The delegation also saw enthusiastic oversight of polling sites by domestic observers and candidate agents, as well as international observers.

The context for today's election

The apparently successful electoral exercise the delegation witnessed to this point is a further step in a continuing series of accomplishments Afghanistan has realized since the fall of the Taliban. The Bonn Agreement reflected a consensus of Afghan interests and framed a process that has guided the political process to this point. The Emergency Loya Jirga created an Interim Government and launched the process of broadening Afghans' participation in determining their country's future. The Constitutional Loya Jirga approved the democratic Constitution that now enshrines the rights of all Afghan citizens, including its women.

The run-up to today's election has confirmed that this democratization process enjoys broad popular support. The international community has seen this in the massive participation of Afghans in voter registration, particularly by women (41 percent of whom registered to vote); 18 presidential candidates representing a broad range of Afghan society and political views; a presidential campaign that took on a national character with candidates campaigning in regions other than their own; and the participation of the electorate in political rallies. Candidates were also provided free access to radio and television and the electorate participated in open public debate. As UNAMA observed, the pre-election period showed "the continued determination of the overwhelming majority of Afghans to brush aside difficulties and go to the polls."

Future support

Whatever the outcome of this election, the clear winners are the Afghan people; the losers are the Taliban and those others who have historically undermined progress and unity in this country.

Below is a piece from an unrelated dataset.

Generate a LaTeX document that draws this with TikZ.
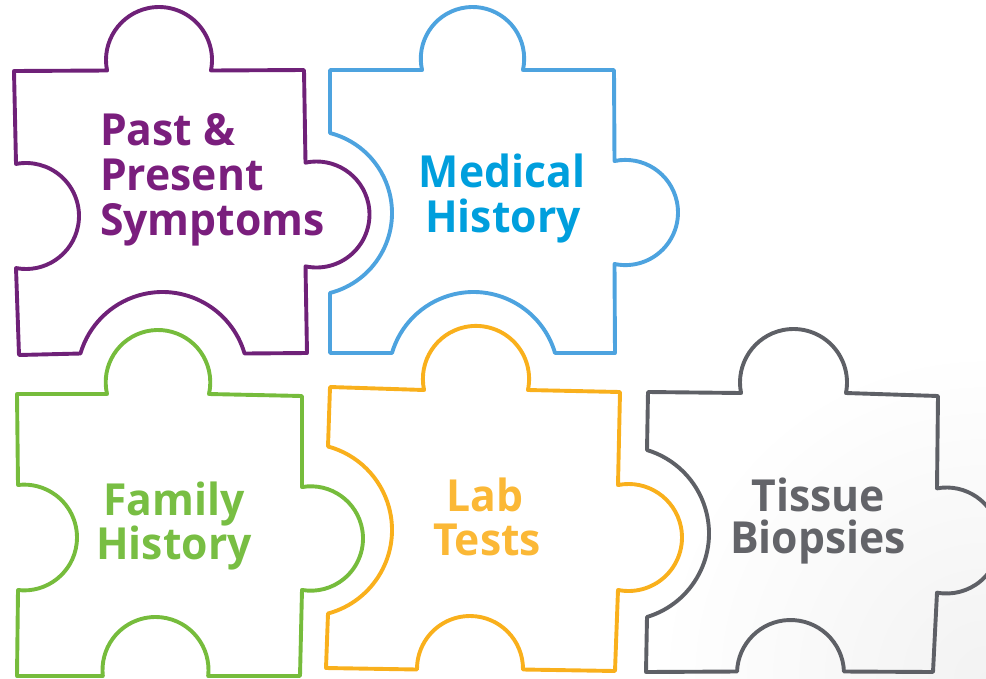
\documentclass[tikz,border=0pt]{standalone}
\usepackage{fontspec}
\setmainfont{Open Sans}[FakeStretch=0.965]
\usetikzlibrary{calc}

% outline and label colours
\definecolor{plumline}{HTML}{6F2178}
\definecolor{plumtext}{HTML}{7A1E7D}
\definecolor{skyline}{HTML}{4DA3DF}
\definecolor{skytext}{HTML}{009FDD}
\definecolor{leafline}{HTML}{76BC3C}
\definecolor{leaftext}{HTML}{78BE43}
\definecolor{amberline}{HTML}{F9B01C}
\definecolor{ambertext}{HTML}{FBB836}
\definecolor{slateline}{HTML}{5E6066}
\definecolor{slatetext}{HTML}{636469}

% one round knob or socket: centre, start angle, end angle, radius
\newcommand\pzarc[4]{-- ($(#1)+(#2:#4)$) arc[start angle=#2, end angle=#3, radius=#4]}

\tikzset{
  piece/.style={draw=#1, line width=3.9pt, line join=round, line cap=round},
  label/.style={text=#1, font=\bfseries\fontsize{44.2}{44}\selectfont, inner sep=0pt, anchor=base},
}

\begin{document}
\begin{tikzpicture}[x=1pt, y=1pt, yscale=-1]
\useasboundingbox (0,0) rectangle (986,678);

% faint grey glow in the lower right corner
\begin{scope}
  \clip (0,0) rectangle (986,678);
  \shade[inner color=black!5, outer color=white] (986,678) circle (330);
\end{scope}

% Past & Present Symptoms
\draw[piece=plumline] (14,71)
  \pzarc{159,60}{168.57}{371.43}{53} -- (304,70)
  \pzarc{316.5,214.5}{258.02}{461.98}{53} -- (307,353)
  \pzarc{162.5,377.5}{-16.30}{-163.70}{85.5} -- (19,355)
  \pzarc{26,216}{100.87}{-100.87}{53} -- cycle;

% Medical History
\draw[piece=skyline] (330,70)
  \pzarc{472.5,58.7}{167.37}{372.63}{51.7} -- (614,70)
  \pzarc{625.4,212.5}{258.04}{461.96}{52.6} -- (615,353)
  \pzarc{473.5,377}{-16.40}{-163.60}{85} -- (330,353)
  \pzarc{309.4,213}{75.56}{-75.56}{82.6} -- cycle;

% Family History
\draw[piece=leafline] (17,394)
  \pzarc{158,382.3}{167.07}{372.93}{52.3} -- (302,396)
  \pzarc{310.8,538.5}{260.29}{459.71}{52.2} -- (300,676)
  \pzarc{155.5,670}{6.50}{-186.50}{53} -- (17,676)
  \pzarc{24.1,537.5}{96.62}{-96.62}{52.9} -- cycle;

% Lab Tests
\draw[piece=amberline] (330,387)
  \pzarc{476,379}{168.04}{371.96}{53.1} -- (620,392)
  \pzarc{628.5,537.5}{258.68}{461.32}{53.5} -- (615,671)
  \pzarc{470,669}{0.54}{-180.54}{53} -- (326,668)
  \pzarc{305.5,530}{74.92}{-74.92}{86.5} -- cycle;

% Tissue Biopsies
\draw[piece=slateline] (648,392)
  \pzarc{793.5,382.5}{168.68}{371.32}{53.5} -- (938,396)
  \pzarc{946.5,540.5}{259.67}{460.33}{53} -- (933,672)
  \pzarc{790.5,673.5}{-2.14}{-177.86}{53.5} -- (646,672)
  \pzarc{621.8,533.5}{73.20}{-73.20}{87.2} -- cycle;

% labels
\node[label=plumtext, anchor=base west] (symA) at (100,145)   {Past \&};
\node[label=plumtext, anchor=base west] (symB) at (100,190.5) {Present};
\node[label=plumtext, anchor=base west] (symC) at (100,235)   {Symptoms};

\node[label=skytext] (medA) at (502,187) {Medical};
\node[label=skytext] (medB) at (503,232) {History};

\node[label=leaftext] (famA) at (174,515) {Family};
\node[label=leaftext] (famB) at (174,559) {History};

\node[label=ambertext] (labA) at (485,511) {Lab};
\node[label=ambertext] (labB) at (487,555) {Tests};

\node[label=slatetext] (tisA) at (818,511) {Tissue};
\node[label=slatetext] (tisB) at (818,553) {Biopsies};
\end{tikzpicture}
\end{document}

Enemies of democracy in Afghanistan tried to subvert this process and it is now clear that they failed. The future holds many challenges, and the Afghan people have high expectations for democracy. They will expect their government to provide security, economic development, and counter narcotics efforts, among others. In order for Afghanistan to consolidate the gains that this election represents, it will be vital for the international community to recommit itself to Afghanistan.